3. Die Revision wird zugelassen.
Tatbestand
Der Kläger begehrt die Feststellung des Übergangs seines Arbeitsverhältnisses auf die Beklagte sowie die Zahlung von Annahmeverzugsvergütung für die Zeit von November 1998 bis Juni 2000.
Der Kläger war ab 01.08.1984 bei der Firma X. Sportartikel Handels GmbH (künftig: X.) im Lager und im Versand beschäftigt. Sein Bruttoverdienst betrug zuletzt DM 16.963,60 pro Quartal. Die Firma X. hatte ihren Sitz in I.. Sie war als Vertriebsgesellschaft der Sportartikelhersteller Z. und Y. tätig. Sie kaufte die Ware unmittelbar bei den Herstellerfirmen ein, lagerte sie und veräußerte sie an Sportgeschäfte weiter.

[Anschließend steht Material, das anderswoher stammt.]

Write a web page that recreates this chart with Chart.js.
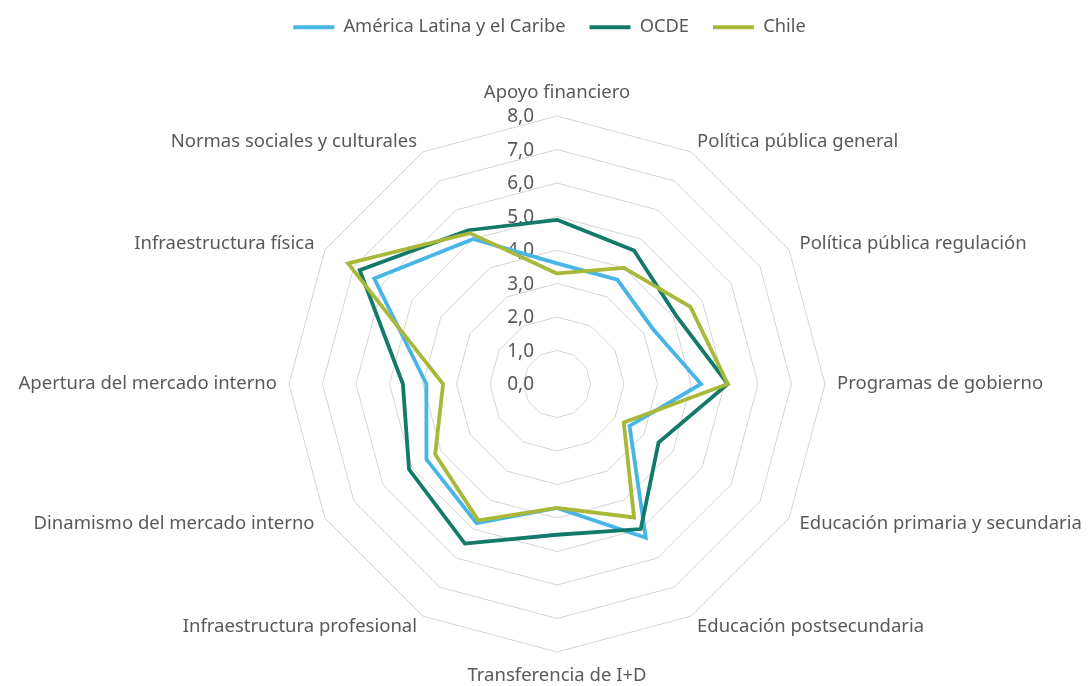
<!DOCTYPE html>
<html><head><meta charset="utf-8">
<script src="https://cdn.jsdelivr.net/npm/chart.js@4.4.1/dist/chart.umd.min.js"></script>
<style>html,body{margin:0;padding:0;background:#fff;}</style>
</head><body>
<canvas id="c" width="1089" height="686"></canvas>
<script>
const categories = [
  'Apoyo financiero',
  'Política pública general',
  'Política pública regulación',
  'Programas de gobierno',
  'Educación primaria y secundaria',
  'Educación postsecundaria',
  'Transferencia de I+D',
  'Infraestructura profesional',
  'Dinamismo del mercado interno',
  'Apertura del mercado interno',
  'Infraestructura física',
  'Normas sociales y culturales'
];
const seriesNames = ['América Latina y el Caribe', 'OCDE', 'Chile'];
const alcValues   = [3.6, 3.6, 3.3, 4.3, 2.5, 5.3, 3.7, 4.8, 4.5, 3.9, 6.3, 5.0];
const ocdeValues  = [4.9, 4.6, 4.1, 5.1, 3.5, 5.0, 4.5, 5.5, 5.1, 4.6, 6.8, 5.3];
const chileValues = [3.3, 4.0, 4.6, 5.1, 2.3, 4.6, 3.7, 4.7, 4.2, 3.4, 7.2, 5.2];
const tickValues = [0, 1, 2, 3, 4, 5, 6, 7, 8];
const tickLabels = ['0,0', '1,0', '2,0', '3,0', '4,0', '5,0', '6,0', '7,0', '8,0'];

const FONT = '"Noto Sans", "Open Sans", sans-serif';
const TEXT = '#595959';
const COLORS = ['#47B5E6', '#137A69', '#A9B83A'];

const customLabels = {
  id: 'customLabels',
  beforeDatasetsDraw(chart) {
    const s = chart.scales.r, ctx = chart.ctx;
    ctx.save();
    ctx.fillStyle = TEXT;
    ctx.font = '19px ' + FONT;
    ctx.textAlign = 'right';
    ctx.textBaseline = 'middle';
    tickValues.forEach((v, i) => {
      const p = s.getPointPositionForValue(0, v);
      ctx.fillText(tickLabels[i], p.x - 23, p.y + 1);
    });
    ctx.restore();
  },
  afterDraw(chart) {
    const s = chart.scales.r, ctx = chart.ctx;
    ctx.save();
    ctx.fillStyle = TEXT;
    ctx.font = '18.5px ' + FONT;
    categories.forEach((lab, i) => {
      const p = s.getPointPosition(i, s.drawingArea + 12);
      const dx = Math.cos(p.angle), dy = Math.sin(p.angle);
      if (Math.abs(dx) < 0.01) {
        ctx.textAlign = 'center';
        if (dy < 0) { ctx.textBaseline = 'bottom'; ctx.fillText(lab, p.x, p.y - 2); }
        else { ctx.textBaseline = 'top'; ctx.fillText(lab, p.x, p.y + 2); }
      } else {
        ctx.textAlign = dx > 0 ? 'left' : 'right';
        ctx.textBaseline = 'middle';
        ctx.fillText(lab, p.x, p.y);
      }
    });
    ctx.restore();
  }
};

const mk = (label, data, color, order) => ({
  label, data, borderColor: color, backgroundColor: color,
  borderWidth: 3.8, pointRadius: 0, pointHoverRadius: 0, fill: false,
  borderJoinStyle: 'miter', order, clip: false
});

new Chart(document.getElementById('c'), {
  type: 'radar',
  data: {
    labels: categories,
    datasets: [
      mk(seriesNames[0], alcValues, COLORS[0], 3),
      mk(seriesNames[1], ocdeValues, COLORS[1], 2),
      mk(seriesNames[2], chileValues, COLORS[2], 1)
    ]
  },
  options: {
    responsive: false,
    animation: false,
    layout: { padding: { top: -6, left: 30, right: 20, bottom: 4 } },
    plugins: {
      tooltip: { enabled: false },
      legend: {
        position: 'top',
        labels: {
          boxWidth: 41, boxHeight: 4, padding: 24, color: TEXT,
          font: { family: FONT, size: 18.3 },
          sort: (a, b) => a.datasetIndex - b.datasetIndex,
          generateLabels: (chart) => Chart.defaults.plugins.legend.labels.generateLabels(chart)
            .map(l => Object.assign(l, { lineWidth: 0 }))
        }
      }
    },
    scales: {
      r: {
        min: 0, max: 8,
        ticks: { stepSize: 1, display: false },
        grid: { color: '#D4D4D4', lineWidth: 1 },
        angleLines: { display: false },
        pointLabels: { display: false },
        afterFit(s) { s.xCenter = 557; s.yCenter = 384; s.drawingArea = 268; }
      }
    }
  },
  plugins: [customLabels]
});
</script>
</body></html>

Im Juni 1998 schloss sie ihr Lager und ihren Versand und übertrug Lagerung, Kommissionierung und Auslieferung der Ware unter Anmietung von Lagerräumen durch einen Werkvertrag auf die Firma D./W.. Ihren Betriebssitz einschließlich Büro und Verwaltung verlegte sie nach M.. Zuvor hatte sie am 28./29.04.1998 sämtlichen Mitarbeitern in I. betriebsbedingt gekündigt. Die hiergegen gerichtete Kündigungsschutzklage des Klägers war in zwei Instanzen erfolgreich. Der Kläger ist über den 31.10.1998, den Ablauf der ordentlichen Kündigungsfrist, nicht weiterbeschäftigt worden.
Am 30.04.1999 endete das Vertragsverhältnis zwischen der Firma X. und der Firma D.. Ab Mai 1999 bestanden vertragliche Beziehungen zwischen der Firma D. einerseits und den Herstellerfirmen andererseits, wenngleich die Firma X. (sowie ab 01.11.1999 die Beklagte) die Geschäfte mit der Firma D. abwickelte.

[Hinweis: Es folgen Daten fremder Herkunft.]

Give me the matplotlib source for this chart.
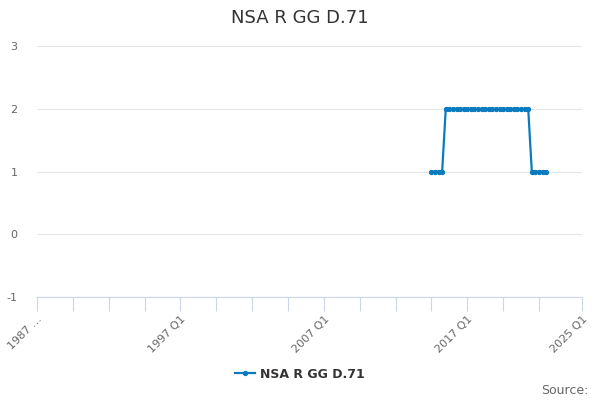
import numpy as np
import matplotlib.pyplot as plt

plt.rcParams['axes.unicode_minus'] = False

# quarterly series, index 0 = 1987 Q1
start_year = 1987
n_quarters = 153  # through 2025 Q1
first_idx = 110   # 2014 Q3
values = [1, 1, 1, 1] + [2] * 24 + [1, 1, 1, 1, 1]
series_name = 'NSA R GG D.71'
tick_idx = [0, 40, 80, 120, 152]
tick_labels = ['1987 …', '1997 Q1', '2007 Q1', '2017 Q1', '2025 Q1']

x = np.arange(first_idx, first_idx + len(values))

fig = plt.figure(figsize=(6, 4), dpi=100)
ax = fig.add_axes([37 / 600, 1 - 297 / 400, 545 / 600, 251 / 400])

ax.plot(x, values, '-', color='#0a7bbf', lw=1.6, marker='o', markersize=2.8,
        label=series_name)

ax.set_xlim(0, n_quarters - 1)
ax.set_ylim(-1, 3)
ax.set_yticks([-1, 0, 1, 2, 3])
ax.grid(axis='y', color='#e6e6e6', lw=0.8)
ax.set_axisbelow(True)

# ticks every 10 quarters, last one dropped near the end
ticks = list(range(0, 141, 10)) + [152]
labels = []
for i in ticks:
    labels.append(tick_labels[tick_idx.index(i)] if i in tick_idx else '')
ax.set_xticks(ticks)
ax.set_xticklabels(labels, rotation=45, ha='right', rotation_mode='anchor',
                   fontsize=8, color='#666666')
ax.tick_params(axis='x', length=10, color='#ccd6eb', width=0.8, pad=2)
ax.tick_params(axis='y', length=0, labelsize=8, colors='#666666', pad=14)

for s in ['top', 'right', 'left']:
    ax.spines[s].set_visible(False)
ax.spines['bottom'].set_color('#ccd6eb')

fig.text(0.5, 1 - 18 / 400, series_name, ha='center', va='center',
         fontsize=13, color='#333333')
fig.legend(loc='center', bbox_to_anchor=(0.5, 1 - 374 / 400), frameon=False,
           prop={'weight': 'bold', 'size': 9}, labelcolor='#333333',
           handlelength=1.6, handletextpad=0.4)
fig.text(589 / 600, 1 - 390 / 400, 'Source:', ha='right', va='center',
         fontsize=9, color='#666666')

fig.savefig('out.png')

Aufgrund von Auseinandersetzungen zwischen den Firmen Z. und Y. beschloss die Firma X. am 27.08.1999 ihre Liquidation. Am 27.09.1999 berief sie ihren Geschäftsführer Wagner ab, kündigte ihm und schloss mit ihm per 31.10.1999 einen Aufhebungsvertrag. Mit Gesellschaftsvertrag vom 15.10.1999 wurde die Beklagte gegründet und am 26.10.1999 ins Handelsregister eingetragen. Zur Geschäftsführerin wurde zunächst die ehemalige Verkaufsmitarbeitern der Firma X., Frau S., bestellt, bevor am 27.04.2000 die Bestellung des ehemaligen Geschäftsführers W. der Firma X. als neuer Geschäftsführer bekannt gemacht wurde.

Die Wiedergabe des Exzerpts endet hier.